私達は、自分が生きるために、また、家族を養うために、また、社会が円滑に営めるように、様々な責任を果たしていかなければなりません。そのために自分に課せられた仕事を責任を持って果たさなければなりません。そして、その仕事を果たしていくことが、人間社会における自分の価値を確立していくことになるのです。もし、無責任に仕事を放棄し、社会的な役割を果たさないのであれば、その人は、当然、社会的には認められません。社会からは、価値のない人とみなされます。誰からも認められない人生ほど、惨めなものはありません。世間的な仕事を責任を持って果たしていくということは、自分の社会的な価値を高め、社会的な自分の居場所を確立していくことにおいて、非常に重要なことでしょう。私達は、このことを当然の前提として、社会生活を営み、人の価値を判断していきます。仕事ができ、社会的な貢献度の高い人は、価値の高い立派な人です。仕事ができず、社会的な貢献度の低い、例えば、ホームレス生活をしているような人は、価値の低いダメな人です。これが、私達の疑いようのない普通の価値観です。

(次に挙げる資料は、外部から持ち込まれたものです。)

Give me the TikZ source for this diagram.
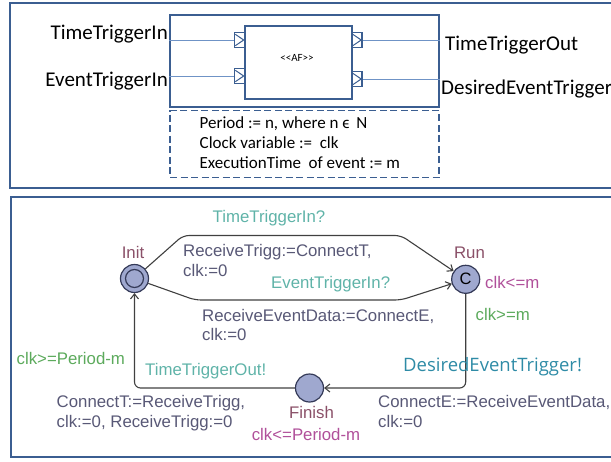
\documentclass[tikz,border=0pt]{standalone}
\usepackage{fontspec}
\setmainfont{Liberation Sans}
\newfontfamily\calibri{Carlito}
\newfontfamily\segoe{Open Sans}
\usetikzlibrary{arrows.meta}

\begin{document}
\begin{tikzpicture}[x=1pt,y=-1pt]

  \definecolor{panelcol}{RGB}{59,94,145}
  \definecolor{sigcol}{RGB}{111,147,198}
  \definecolor{loccol}{RGB}{159,168,207}
  \definecolor{locline}{RGB}{52,58,88}
  \definecolor{edgecol}{RGB}{64,64,64}
  \definecolor{synccol}{RGB}{95,179,168}
  \definecolor{outcol}{RGB}{46,139,166}
  \definecolor{asgcol}{RGB}{88,88,118}
  \definecolor{namecol}{RGB}{138,80,104}
  \definecolor{invcol}{RGB}{176,80,154}
  \definecolor{guardcol}{RGB}{92,170,92}

  \tikzset{
      panel/.style={draw=panelcol,line width=1.3pt},
      blk/.style={draw=panelcol,line width=1.4pt,inner sep=0pt},
      port/.style={blk,fill=white,minimum width=10pt,minimum height=15pt},
      sigline/.style={draw=sigcol,line width=1pt},
      iflbl/.style={font=\calibri\fontsize{21}{24}\selectfont,inner sep=0pt},
      attrlbl/.style={font=\calibri\fontsize{17}{20}\selectfont,anchor=base west,inner sep=0pt},
      loc/.style={circle,draw=locline,line width=1.2pt,fill=loccol,minimum size=28pt,inner sep=0pt},
      edge/.style={draw=edgecol,line width=1.1pt,rounded corners=6pt,-{Straight Barb[length=5pt,width=8pt]}},
      ulbl/.style={font=\fontsize{16.8}{19.5}\selectfont,inner sep=0pt,align=left},
    }

  \useasboundingbox (0,0) rectangle (611,461);

  %% interface of the AF block.
  \draw[panel] (10,3) rectangle (614,188);

  \node[blk,minimum width=269pt,minimum height=92pt] (afbox) at (304.5,61) {};
  \node[blk,minimum width=107pt,minimum height=73pt] (afcore) at (298.5,62.5) {};
  \node[font=\calibri\fontsize{11}{13}\selectfont,anchor=base,inner sep=0pt] (stereo) at (297,61) {<{}<AF>{}>};

  \foreach \p/\px/\py in {pTin/239.5/40, pEin/239.5/76, pTout/357/40, pDout/357/79} {
    \node[port] (\p) at (\px,\py) {};
    \draw[panelcol,line width=1pt] ([xshift=1.5pt,yshift=-2.5pt]\p.north west) -- ([xshift=-1.5pt]\p.east)
      -- ([xshift=1.5pt,yshift=2.5pt]\p.south west);
  }

  \draw[sigline] (afbox.west |- pTin) -- (pTin.west);
  \draw[sigline] (afbox.west |- pEin) -- (pEin.west);
  \draw[sigline] (pTout.east) -- (afbox.east |- pTout);
  \draw[sigline] (pDout.east) -- (afbox.east |- pDout);

  \node[iflbl,anchor=base east] (lTin) at (168,39) {TimeTriggerIn};
  \node[iflbl,anchor=base east] (lEin) at (168,86) {EventTriggerIn};
  \node[iflbl,anchor=base west] (lTout) at (445,50) {TimeTriggerOut};
  \node[iflbl,anchor=base west] (lDout) at (441,94) {DesiredEventTrigger};

  % attributes under the block.
  \node[draw=panelcol,line width=1.3pt,dash pattern=on 7pt off 3.5pt,minimum width=269pt,minimum height=67pt] (attr) at (304.5,144) {};
  \node[attrlbl] (aPer) at (199.5,128) {Period := n, where n ϵ \,N};
  \node[attrlbl] (aClk) at (199.5,148) {Clock variable := \ clk};
  \node[attrlbl] (aExe) at (199.5,168) {ExecutionTime \ of event := m};

  %% timed automaton.
  \draw[panel] (11,197) rectangle (614,457);

  \node[loc] (init) at (134.5,278.5) {};
  \node[circle,draw=locline,line width=1.2pt,minimum size=18pt,inner sep=0pt] (initin) at (init) {};
  \node[loc,font=\fontsize{16.5}{19}\selectfont] (run) at (465.7,279.3) {C};
  \node[loc] (finish) at (309.5,388) {};

  \coordinate (up1) at (183,235.5);
  \coordinate (up2) at (401,235.5);
  \coordinate (lo1) at (195,300);
  \coordinate (lo2) at (401,300);

  \draw[edge] (init) -- (up1) -- (up2) -- (run);
  \draw[edge] (init) -- (lo1) -- (lo2) -- (run);
  \draw[edge] (run) -- (run |- finish) -- (finish);
  \draw[edge] (finish) -- (finish -| init) -- (init);

  \node[ulbl,namecol,anchor=base] (nInit) at (133,258) {Init};
  \node[ulbl,namecol,anchor=base] (nRun) at (469.5,258) {Run};
  \node[ulbl,namecol,anchor=base] (nFin) at (311.5,418) {Finish};

  \node[ulbl,invcol,anchor=base west] (iRun) at (485,288) {clk<=m};
  \node[ulbl,invcol,anchor=base] (iFin) at (306,440.5) {clk<=Period-m};

  \node[ulbl,synccol,anchor=base] (sTin) at (269,222.5) {TimeTriggerIn?};
  \node[ulbl,synccol,anchor=base west] (sEin) at (271,288) {EventTriggerIn?};
  \node[ulbl,synccol,anchor=base west] (sTout) at (145,375) {TimeTriggerOut!};
  \node[font=\segoe\fontsize{18.5}{22}\selectfont,inner sep=0pt,outcol,anchor=base west] (sDout) at (403,371.5) {DesiredEventTrigger!};

  \node[ulbl,guardcol,anchor=base west] (gRun) at (475.5,320.5) {clk>=m};
  \node[ulbl,guardcol,anchor=base west] (gFin) at (16.5,364) {clk>=Period-m};

  % two-line updates: the base is the last line.
  \node[ulbl,asgcol,anchor=base west] (aUp) at (183,276) {ReceiveTrigg:=ConnectT,\\clk:=0};
  \node[ulbl,asgcol,anchor=base west] (aLo) at (202,340.5) {ReceiveEventData:=ConnectE,\\clk:=0};
  \node[ulbl,asgcol,anchor=base west] (aFin) at (56.5,427) {ConnectT:=ReceiveTrigg,\\clk:=0, ReceiveTrigg:=0};
  \node[ulbl,asgcol,anchor=base west] (aRun) at (378,427) {ConnectE:=ReceiveEventData,\\clk:=0};

\end{tikzpicture}
\end{document}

しかし、仏教というのは、この疑いようのない価値観を破り、人として目覚めさせていくところに大きな意味を持つものなのです。そもそも、社会的な貢献度というのは、平たく言えば、社会にとって役に立つか立たないかということです。宗教を判断する時も、その宗教が、社会的に役に立つものかどうかで判断される方が多いですが、本来の宗教の本質は、そんなところにはありません。役に立つか立たないかで見ていく目に見えるものは、命ではありません。道具です。どんな命も、社会の道具ではないのです。役に立つか立たない以前に、命というのは、そのままで、どんなものとも比べようのない尊厳さを放っているものです。自分が、どれほどの尊さを持つものであるのかに目覚め、他の命一つ一つの輝きを知り、本当の喜びと慈しみに目覚めていく道が、本来の仏教なのです。

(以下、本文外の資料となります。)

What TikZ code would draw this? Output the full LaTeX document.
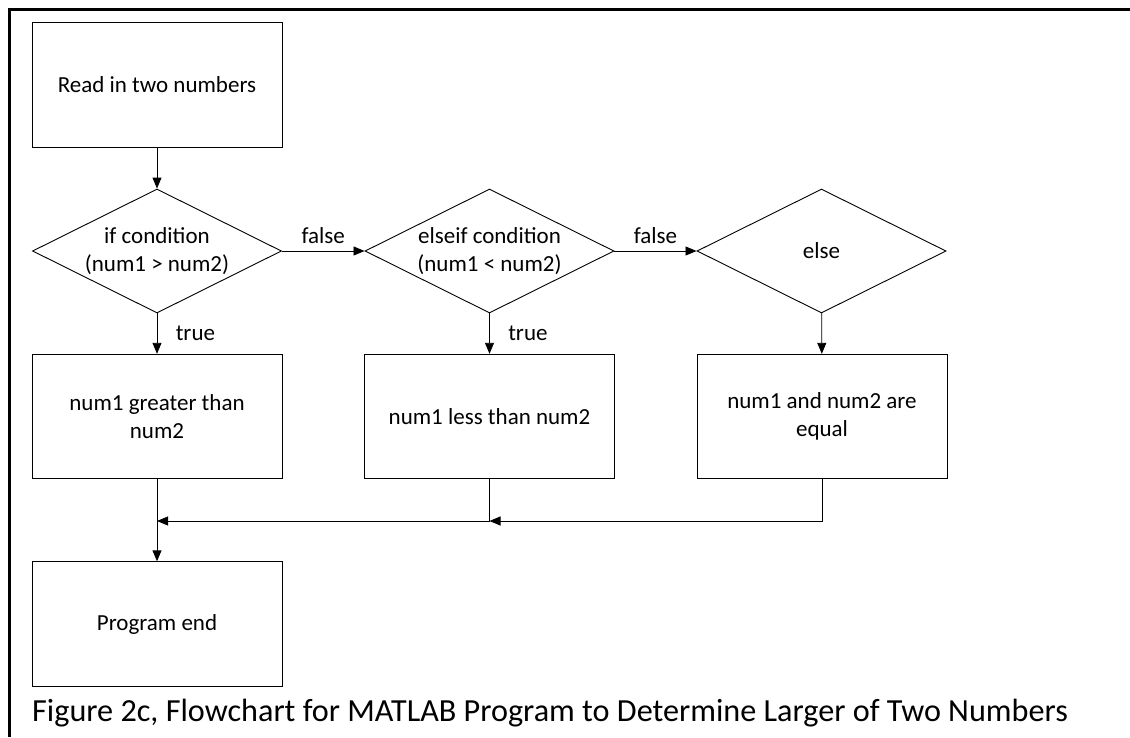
\documentclass[tikz,border=0pt]{standalone}
\usepackage{fontspec}
\setmainfont{Carlito}
\usetikzlibrary{shapes.geometric,arrows.meta}
\begin{document}
\begin{tikzpicture}[x=1pt,y=-1pt,
  txt/.style={font=\fontsize{23}{28.5}\selectfont},
  box/.style={txt,draw,rectangle,minimum width=250pt,minimum height=124.5pt,inner sep=0pt,align=center,line width=0.9pt},
  dec/.style={draw,diamond,minimum width=249pt,minimum height=124pt,inner sep=0pt,line width=0.9pt},
  dlab/.style={txt,align=center,inner sep=0pt},
  arr/.style={line width=0.9pt,-{Triangle[length=11pt,width=9pt]}},
  flab/.style={txt,above,yshift=4pt},
  tlab/.style={txt,right,xshift=15pt}
]
\useasboundingbox (0,0) rectangle (1130,737);
\draw[line width=3pt] (9.7,737) -- (9.7,9) -- (1130,9);

\node[box] (read) at (157,84.7) {Read in two numbers};
\node[dec, label={[dlab]center:{if condition\\(num1 > num2)}}] (if) at (157,251) {};
\node[dec, label={[dlab]center:{elseif condition\\(num1 < num2)}}] (elif) at (489.5,251) {};
\node[dec, label={[dlab]center:{else}}] (else) at (821.5,251) {};
\node[box] (gt) at (157,416.5) {num1 greater than\\num2};
\node[box] (lt) at (489.5,416.5) {num1 less than num2};
\node[box] (eq) at (822,416.5) {num1 and num2 are\\equal};
\node[box] (end) at (157,624) {Program end};
\coordinate (j1) at (157,521);
\coordinate (j2) at (489.5,521);

\draw[arr] (read) -- (if);
\draw[arr] (if) -- node[flab]{false} (elif);
\draw[arr] (elif) -- node[flab]{false} (else);
\draw[arr] (if) -- node[tlab]{true} (gt);
\draw[arr] (elif) -- node[tlab]{true} (lt);
\draw[arr] (else) -- (eq);
\draw[arr] (gt) -- (end);
\draw[arr] (lt.south) -- (j2) -- (j1);
\draw[arr] (eq.south) |- (j2);

\node[anchor=base west, inner sep=0pt, font=\fontsize{32.2}{38}\selectfont] (cap) at (32,721) {Figure 2c, Flowchart for MATLAB Program to Determine Larger of Two Numbers};
\end{tikzpicture}
\end{document}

いくら社会的に立派な人であっても、自分自身と他の命が持つ、本来の尊厳さに目覚めることなく死んでいくなら、不幸としか言いようがありません。役に立つか立たないかで見ていく限り、生老病死を抱える人間は、どんな人も、最後には、必ず役に立たない道具として終わっていくのではないでしょうか。そして、それは、今日かもしれないのです。蓮如上人がおっしゃるように、本当のところ、明日は保証されていないのです。
仏法を聞くことが、世間事の二の次になってはいけません。一つひとつのご縁が、人生最後のご縁です。何を差し置いても、仏法を聞かせていただく、そんな先人のお姿を大切にさせていただきましょう。